I don’t consider myself knowledgeable enough about the Monroe County budget to speak to whether there’s any fat that could be trimmed. But when it comes to the national budget, clearly some spending decisions are driven by politicians’ craven attempts to score easy points with their constituents, regardless of whether that spending is good for the nation as a whole. That’s why it’s nice to see that pressure on Congress to reduce porkbarrel spending seems to be working. According to figures published by blogger N.Z. Bear, FY ’07 earmark requests are down 37 percent.
That is very good news.
Locally, perhaps the answer is something along the lines of what Michael Caputo suggests in one of his recent series of stories on the proposed county sales tax hike:
The dire choices presented by Brooks had she opted to cut services. She told the assembled in the County Office Building last Thursday that to cut the programs necessary to balance the books would have been… well, draconian. She talked about ending the road patrol service. She talked about closing the zoo… closing the parks . . .

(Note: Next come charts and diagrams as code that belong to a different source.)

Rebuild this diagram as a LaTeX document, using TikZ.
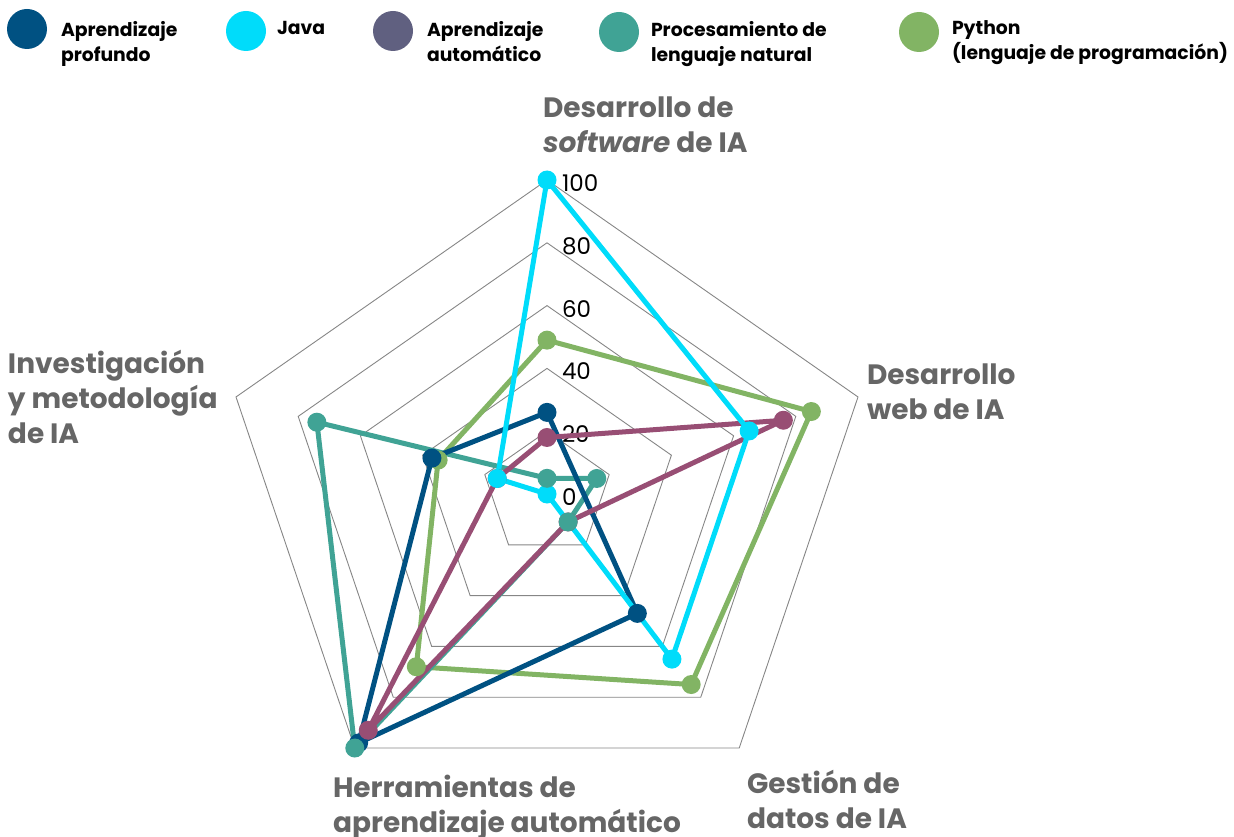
\documentclass[tikz,border=0pt]{standalone}
\usepackage{fontspec}
\setmainfont{Poppins}
\usetikzlibrary{positioning}
\definecolor{azulosc}{RGB}{0,81,130}
\definecolor{cian}{RGB}{0,220,250}
\definecolor{pizarra}{RGB}{96,96,128}
\definecolor{granate}{RGB}{152,78,116}
\definecolor{verdeazul}{RGB}{64,163,149}
\definecolor{verde}{RGB}{130,180,100}
\definecolor{gris}{RGB}{102,102,102}
\begin{document}
\begin{tikzpicture}[x=1pt,y=-1pt,inner sep=0pt,outer sep=0pt,
gridline/.style={draw=gray!95,line width=0.9pt},
serie/.style={line width=5pt,line join=round},
punto/.style={circle,minimum size=19pt},
numlabel/.style={anchor=west,xshift=15pt,yshift=-3pt,font=\fontsize{23}{23}\selectfont},
leyball/.style={circle,minimum size=40pt},
leytext/.style={anchor=north west,align=left,font=\fontsize{18.8}{25}\selectfont\bfseries},
axislabel/.style={anchor=north west,align=left,text=gris,font=\fontsize{28}{35}\selectfont\bfseries}]
\useasboundingbox (0,0) rectangle (1234,837);
% leyenda
\node[leyball,fill=azulosc] (l1) at (27,29) {};
\node[leytext] (t1) at (61,21) {Aprendizaje\\profundo};
\node[leyball,fill=cian] (l2) at (246,31) {};
\node[leytext] (t2) at (277,21) {Java};
\node[leyball,fill=pizarra] (l3) at (393,31) {};
\node[leytext] (t3) at (427,21) {Aprendizaje\\automático};
\node[leyball,fill=verdeazul] (l4) at (619,32) {};
\node[leytext] (t4) at (651,21) {Procesamiento de\\lenguaje natural};
\node[leyball,fill=verde] (l5) at (919,32) {};
\node[leytext] (t5) at (952,21) {Python\\(lenguaje de programación)};
% ejes
\node[axislabel] (a1) at (543,97) {Desarrollo de\\\textit{software} de IA};
\node[axislabel] (a2) at (867,364) {Desarrollo\\web de IA};
\node[axislabel] (a3) at (747,770) {Gestión de\\datos de IA};
\node[axislabel] (a4) at (333,775) {Herramientas de\\aprendizaje automático};
\node[axislabel] (a5) at (8,350) {Investigación\\y metodología\\de IA};
\begin{scope}[shift={(547,494)},x=3.27pt,y=3.14pt]
\foreach \r in {20,40,...,100}
  \draw[gridline] (90:\r) -- (18:\r) -- (-54:\r) -- (-126:\r) -- (162:\r) -- cycle;
\foreach \r in {0,20,...,100}
  \node[numlabel] (n\r) at (90:\r) {\r};
\foreach \s/\vt/\vr/\vbr/\vbl/\vl in {JV/100/65/65/0/16,AA/18/76/11/93/16,
  PL/5/16/11/100/74,PY/49/85/75/68/35,DP/26/0/47/98/37}{
  \coordinate (\s-t) at (90:\vt);
  \coordinate (\s-r) at (18:\vr);
  \coordinate (\s-br) at (-54:\vbr);
  \coordinate (\s-bl) at (-126:\vbl);
  \coordinate (\s-l) at (162:\vl);
}
\end{scope}
% series
\draw[serie,verde] (PY-t) -- (PY-r) -- (PY-br) -- (PY-bl) -- (PY-l) -- cycle;
\draw[serie,verdeazul] (PL-t) -- (PL-r) -- (PL-br) -- (PL-bl) -- (PL-l) -- cycle;
\draw[serie,azulosc] (DP-t) -- (DP-br) -- (DP-bl) -- (DP-l) -- cycle;
\draw[serie,granate] (AA-t) -- (AA-r) -- (AA-br) -- (AA-bl) -- (AA-l) -- cycle;
\draw[serie,cian] (JV-t) -- (JV-r) -- (JV-br) -- (JV-bl) -- (JV-l) -- cycle;
\foreach \k in {t,r,br,bl,l}
  \node[punto,fill=verde] (mPY\k) at (PY-\k) {};
\foreach \k in {t,br,bl,l}
  \node[punto,fill=azulosc] (mDP\k) at (DP-\k) {};
\foreach \s/\col in {AA/granate,JV/cian,PL/verdeazul}
  \foreach \k in {t,r,br,bl,l}
    \node[punto,fill=\col] (m\s\k) at (\s-\k) {};
\end{tikzpicture}
\end{document}
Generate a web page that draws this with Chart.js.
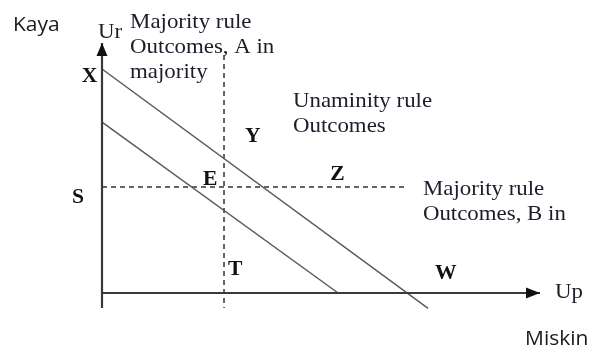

This is as if she couldn’t scale back on some or all of these programs. Why end them? Why give us the all or nothing scenario? That is, of course, about making a point using drastic means.
Whatever the specific answer, the real takeaway is that if the politicians know people are paying attention, their behavior changes. We have to show them we expect them to act responsibly — that we haven’t forgotten it’s our money they’re spending.